┌──

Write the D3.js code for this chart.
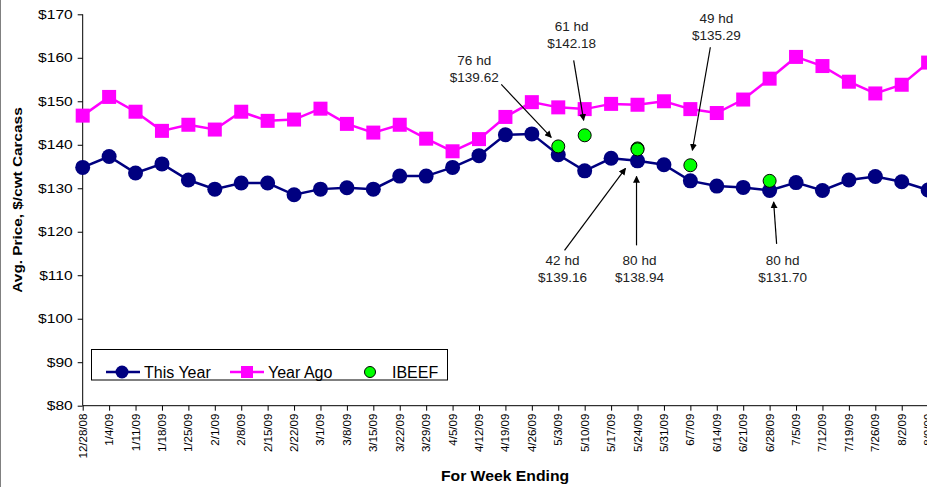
<!DOCTYPE html>
<html>
<head>
<meta charset="utf-8">
<script src="https://cdn.jsdelivr.net/npm/d3@7"></script>
<style>
  body { margin: 0; background: #fff; }
  text { font-family: "Liberation Sans", Arial, sans-serif; }
</style>
</head>
<body>
<div id="chart"></div>
<script>
// week ending labels
var weeks = ["12/28/08","1/4/09","1/11/09","1/18/09","1/25/09","2/1/09","2/8/09","2/15/09",
  "2/22/09","3/1/09","3/8/09","3/15/09","3/22/09","3/29/09","4/5/09","4/12/09","4/19/09",
  "4/26/09","5/3/09","5/10/09","5/17/09","5/24/09","5/31/09","6/7/09","6/14/09","6/21/09",
  "6/28/09","7/5/09","7/12/09","7/19/09","7/26/09","8/2/09","8/9/09"];

var thisYear = [134.8,137.3,133.5,135.6,131.9,129.8,131.2,131.2,128.5,129.8,130.1,129.8,
  132.8,132.8,134.8,137.5,142.3,142.5,137.7,134.0,136.9,136.3,135.4,131.7,130.5,130.2,
  129.5,131.3,129.5,131.9,132.7,131.5,129.6];

var yearAgo = [146.7,151.0,147.6,143.2,144.6,143.5,147.6,145.5,145.8,148.3,144.8,142.8,
  144.6,141.4,138.5,141.3,146.4,149.8,148.6,148.2,149.4,149.2,150.0,148.2,147.3,150.4,
  155.2,160.2,158.1,154.5,151.8,153.8,158.9];

// IBEEF sale results
var ibeefWeek = ["5/3/09","5/10/09","5/24/09","5/24/09","6/7/09","6/28/09"];
var ibeefPrice = [139.62,142.18,139.16,138.94,135.29,131.70];
var ibeefHead = [76,61,42,80,49,80];

var yTicks = [80,90,100,110,120,130,140,150,160,170];

// label / arrow offsets from each IBEEF point (px)
var annLayout = [
  {lx: -84, ly: -86, sx: -57, sy: -62, ex: -7, ey: -9},
  {lx: -13, ly: -109, sx: -11, sy: -75, ex: -1, ey: -15},
  {lx: -75, ly: 112, sx: -73, sy: 102, ex: -12, ey: 20},
  {lx: 2, ly: 111, sx: -1, sy: 96, ex: -1, ey: 27},
  {lx: 26, ly: -147, sx: 20, sy: -118, ex: 2, ey: -15},
  {lx: 13, ly: 79, sx: 7, sy: 63, ex: 4, ey: 21}
];

var W = 927, H = 487;
var x0 = 82.7, step = 26.42;
var font = "'Liberation Sans', Arial, sans-serif";

var svg = d3.select("#chart").append("svg")
    .attr("width", W)
    .attr("height", H);

var defs = svg.append("defs");
defs.append("marker")
    .attr("id", "arrow")
    .attr("viewBox", "0 0 10 10")
    .attr("refX", 9).attr("refY", 5)
    .attr("markerWidth", 7).attr("markerHeight", 7)
    .attr("markerUnits", "userSpaceOnUse")
    .attr("orient", "auto")
    .append("path")
    .attr("d", "M0,0 L10,5 L0,10 z")
    .attr("fill", "#000");

var x = d3.scalePoint()
    .domain(weeks)
    .range([x0, x0 + step * (weeks.length - 1)]);

var y = d3.scaleLinear()
    .domain([80, 170])
    .range([405.7, 14.3]);

// left border of the chart area
svg.append("line")
    .attr("x1", 0.5).attr("x2", 0.5)
    .attr("y1", 0).attr("y2", H)
    .attr("stroke", "#808080");

// y axis (excel text is wide, so stretch it)
var ySx = 1.3;
var yAxis = svg.append("g")
    .attr("transform", "translate(" + x0 + ",0)")
    .call(d3.axisLeft(y).tickValues(yTicks).tickSize(5)
      .tickFormat(function (d) { return "$" + d; }));
yAxis.selectAll("text")
    .attr("font-size", 12).attr("fill", "#000")
    .style("font-family", font)
    .attr("x", -10 / ySx)
    .attr("transform", "scale(" + ySx + ",1)");
yAxis.selectAll("line, path").attr("stroke", "#000");
yAxis.select(".domain").attr("d", "M0," + y(170) + "V" + y(80));

// x axis
var xSx = 1.15;
var xAxis = svg.append("g")
    .attr("transform", "translate(0," + y(80) + ")")
    .call(d3.axisBottom(x).tickSize(5).tickSizeOuter(0));
xAxis.selectAll("line, path").attr("stroke", "#000");
xAxis.select(".domain").attr("d", "M" + x0 + ",0H" + W);
xAxis.selectAll("text")
    .attr("font-size", 10)
    .attr("fill", "#000")
    .style("font-family", font)
    .attr("text-anchor", "end")
    .attr("transform", "rotate(-90) scale(" + xSx + ",1)")
    .attr("x", -8 / xSx)
    .attr("y", 0)
    .attr("dy", "0.35em");

// axis titles
svg.append("text")
    .attr("transform", "translate(505,481) scale(1.05,1)")
    .attr("text-anchor", "middle")
    .attr("font-size", 15).attr("font-weight", "bold")
    .text("For Week Ending");

svg.append("text")
    .attr("transform", "translate(21.5,200) rotate(-90) scale(1.28,1)")
    .attr("text-anchor", "middle")
    .attr("font-size", 12).attr("font-weight", "bold")
    .text("Avg. Price, $/cwt Carcass");

var line = d3.line()
    .x(function (d, i) { return x(weeks[i]); })
    .y(function (d) { return y(d); });

// year ago
svg.append("path")
    .datum(yearAgo)
    .attr("d", line)
    .attr("fill", "none")
    .attr("stroke", "#ff00ff")
    .attr("stroke-width", 2.5);

svg.selectAll(".sq")
    .data(yearAgo)
    .enter().append("rect")
    .attr("class", "sq")
    .attr("x", function (d, i) { return x(weeks[i]) - 7; })
    .attr("y", function (d) { return y(d) - 7; })
    .attr("width", 14).attr("height", 14)
    .attr("fill", "#ff00ff");

// this year
svg.append("path")
    .datum(thisYear)
    .attr("d", line)
    .attr("fill", "none")
    .attr("stroke", "#000080")
    .attr("stroke-width", 2.5);

svg.selectAll(".dot")
    .data(thisYear)
    .enter().append("circle")
    .attr("class", "dot")
    .attr("cx", function (d, i) { return x(weeks[i]); })
    .attr("cy", function (d) { return y(d); })
    .attr("r", 7.5)
    .attr("fill", "#000080");

// IBEEF
svg.selectAll(".ib")
    .data(ibeefPrice)
    .enter().append("circle")
    .attr("class", "ib")
    .attr("cx", function (d, i) { return x(ibeefWeek[i]); })
    .attr("cy", function (d) { return y(d); })
    .attr("r", 6.5)
    .attr("fill", "#00ff00")
    .attr("stroke", "#000")
    .attr("stroke-width", 1);

// annotations
ibeefPrice.forEach(function (p, i) {
    var px = x(ibeefWeek[i]), py = y(p), a = annLayout[i];
    svg.append("line")
        .attr("x1", px + a.sx).attr("y1", py + a.sy)
        .attr("x2", px + a.ex).attr("y2", py + a.ey)
        .attr("stroke", "#000").attr("stroke-width", 1.2)
        .attr("marker-end", "url(#arrow)");
    var t = svg.append("text")
        .attr("text-anchor", "middle")
        .attr("font-size", 13.5)
        .attr("fill", "#222");
    t.append("tspan").attr("x", px + a.lx).attr("y", py + a.ly + 5)
        .text(ibeefHead[i] + " hd");
    t.append("tspan").attr("x", px + a.lx).attr("y", py + a.ly + 22)
        .text("$" + p.toFixed(2));
});

// legend
var lg = svg.append("g");
lg.append("rect")
    .attr("x", 91.5).attr("y", 349.5)
    .attr("width", 356).attr("height", 30.5)
    .attr("fill", "#fff")
    .attr("stroke", "#000").attr("stroke-width", 1);

var ly = 372;
lg.append("line").attr("x1", 106).attr("x2", 140).attr("y1", ly).attr("y2", ly)
    .attr("stroke", "#000080").attr("stroke-width", 2.5);
lg.append("circle").attr("cx", 122).attr("cy", ly).attr("r", 6.5).attr("fill", "#000080");
lg.append("text").attr("x", 144).attr("y", ly + 6).attr("font-size", 16).text("This Year");

lg.append("line").attr("x1", 230).attr("x2", 264).attr("y1", ly).attr("y2", ly)
    .attr("stroke", "#ff00ff").attr("stroke-width", 2.5);
lg.append("rect").attr("x", 241).attr("y", ly - 6).attr("width", 12).attr("height", 12)
    .attr("fill", "#ff00ff");
lg.append("text").attr("x", 268).attr("y", ly + 6).attr("font-size", 16).text("Year Ago");

lg.append("circle").attr("cx", 370).attr("cy", ly).attr("r", 5.5)
    .attr("fill", "#00ff00").attr("stroke", "#000");
lg.append("text").attr("x", 392).attr("y", ly + 6).attr("font-size", 16).text("IBEEF");
</script>
</body>
</html>
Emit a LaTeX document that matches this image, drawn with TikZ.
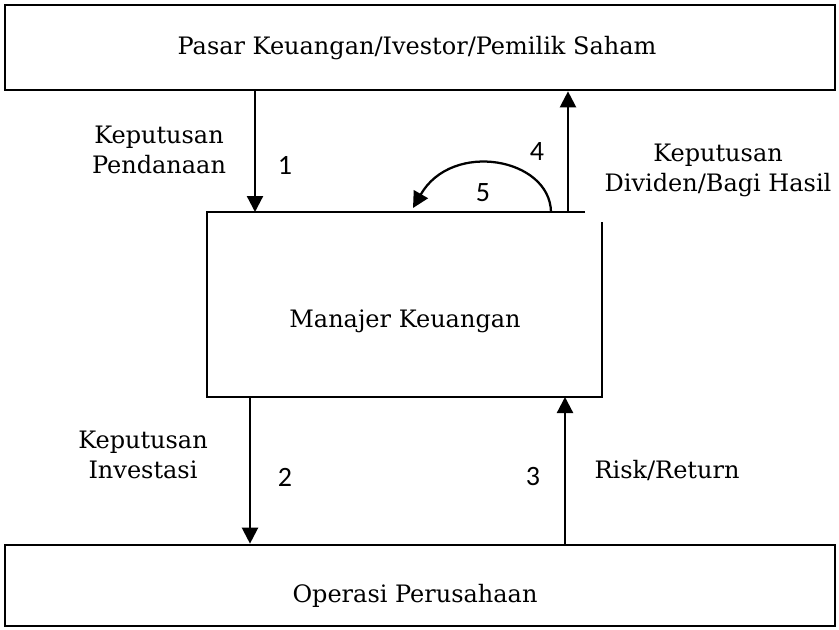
\documentclass[tikz,border=0pt]{standalone}
\usepackage{fontspec}
\setmainfont{DejaVu Serif}
\newfontfamily\numfont{Carlito}
\usetikzlibrary{arrows.meta}

\tikzset{
  boxline/.style={draw=black, line width=2pt},
  flow/.style={draw=black, line width=1.7pt, -{Triangle[length=12pt,width=12pt]}},
  lbl/.style={font=\fontsize{18pt}{22.5pt}\selectfont, align=center, inner sep=0pt},
  num/.style={font=\numfont\fontsize{21pt}{24pt}\selectfont, inner sep=0pt}
}

\begin{document}
\begin{tikzpicture}[x=0.75pt, y=-0.75pt]
  \useasboundingbox (0,0) rectangle (839,629);

  % outer boxes
  \node[boxline, minimum width=622.5pt, minimum height=63.75pt, inner sep=0pt] (market) at (420,47.5) {};
  \node[lbl] (marketText) at (417,48) {Pasar Keuangan/Ivestor/Pemilik Saham};

  \node[boxline, minimum width=622.5pt, minimum height=60.75pt, inner sep=0pt] (ops) at (420,585.5) {};
  \node[lbl] (opsText) at (415,596) {Operasi Perusahaan};

  % financial manager box, open at its top-right corner
  \coordinate (mTL) at (207,212);
  \coordinate (mTR) at (585,212);
  \coordinate (mBL) at (207,397);
  \coordinate (mBR) at (602,397);
  \coordinate (mRT) at (602,222);
  \draw[line width=2pt] (mTR) -- (mTL) -- (mBL) -- (mBR) -- (mRT);
  \node[lbl] (manager) at (405,321) {Manajer Keuangan};

  % columns of the flows
  \coordinate (c1) at (255,0);
  \coordinate (c4) at (568,0);
  \coordinate (c2) at (250,0);
  \coordinate (c3) at (565,0);

  % 1: funding, 4: dividends
  \draw[flow] (market.south -| c1) -- (mTL -| c1);
  \draw[flow] (mTL -| c4) -- (market.south -| c4);
  % 2: investment, 3: risk/return
  \draw[flow] (mBL -| c2) -- (ops.north -| c2);
  \draw[flow] (ops.north -| c3) -- (mBL -| c3);

  % 5: retained earnings loop
  \coordinate (loopStart) at (551,212);
  \coordinate (loopEnd) at (413,208);
  \draw[flow] (loopStart) .. controls (550,158) and (452,140) .. (loopEnd);

  % labels
  \node[lbl] (lFund) at (159,150) {Keputusan\\Pendanaan};
  \node[lbl] (lDiv) at (718,170) {Keputusan\\Dividen/Bagi Hasil};
  \node[lbl] (lInv) at (143,455) {Keputusan\\Investasi};
  \node[lbl] (lRisk) at (667,470) {Risk/Return};

  \node[num] (n1) at (285,165) {1};
  \node[num] (n4) at (537,152) {4};
  \node[num] (n5) at (483,193) {5};
  \node[num] (n2) at (285,477) {2};
  \node[num] (n3) at (533,477) {3};
\end{tikzpicture}
\end{document}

└──

# Short exercise
Within the entries above, give again exactly the lines starting at the one that contains "Emit a LaTeX" and ending at the one that contains "(452,140) .. (loopEnd);", leaving out the pictures.

# The solution
Emit a LaTeX document that matches this image, drawn with TikZ.
\documentclass[tikz,border=0pt]{standalone}
\usepackage{fontspec}
\setmainfont{DejaVu Serif}
\newfontfamily\numfont{Carlito}
\usetikzlibrary{arrows.meta}

\tikzset{
  boxline/.style={draw=black, line width=2pt},
  flow/.style={draw=black, line width=1.7pt, -{Triangle[length=12pt,width=12pt]}},
  lbl/.style={font=\fontsize{18pt}{22.5pt}\selectfont, align=center, inner sep=0pt},
  num/.style={font=\numfont\fontsize{21pt}{24pt}\selectfont, inner sep=0pt}
}

\begin{document}
\begin{tikzpicture}[x=0.75pt, y=-0.75pt]
  \useasboundingbox (0,0) rectangle (839,629);

  % outer boxes
  \node[boxline, minimum width=622.5pt, minimum height=63.75pt, inner sep=0pt] (market) at (420,47.5) {};
  \node[lbl] (marketText) at (417,48) {Pasar Keuangan/Ivestor/Pemilik Saham};

  \node[boxline, minimum width=622.5pt, minimum height=60.75pt, inner sep=0pt] (ops) at (420,585.5) {};
  \node[lbl] (opsText) at (415,596) {Operasi Perusahaan};

  % financial manager box, open at its top-right corner
  \coordinate (mTL) at (207,212);
  \coordinate (mTR) at (585,212);
  \coordinate (mBL) at (207,397);
  \coordinate (mBR) at (602,397);
  \coordinate (mRT) at (602,222);
  \draw[line width=2pt] (mTR) -- (mTL) -- (mBL) -- (mBR) -- (mRT);
  \node[lbl] (manager) at (405,321) {Manajer Keuangan};

  % columns of the flows
  \coordinate (c1) at (255,0);
  \coordinate (c4) at (568,0);
  \coordinate (c2) at (250,0);
  \coordinate (c3) at (565,0);

  % 1: funding, 4: dividends
  \draw[flow] (market.south -| c1) -- (mTL -| c1);
  \draw[flow] (mTL -| c4) -- (market.south -| c4);
  % 2: investment, 3: risk/return
  \draw[flow] (mBL -| c2) -- (ops.north -| c2);
  \draw[flow] (ops.north -| c3) -- (mBL -| c3);

  % 5: retained earnings loop
  \coordinate (loopStart) at (551,212);
  \coordinate (loopEnd) at (413,208);
  \draw[flow] (loopStart) .. controls (550,158) and (452,140) .. (loopEnd);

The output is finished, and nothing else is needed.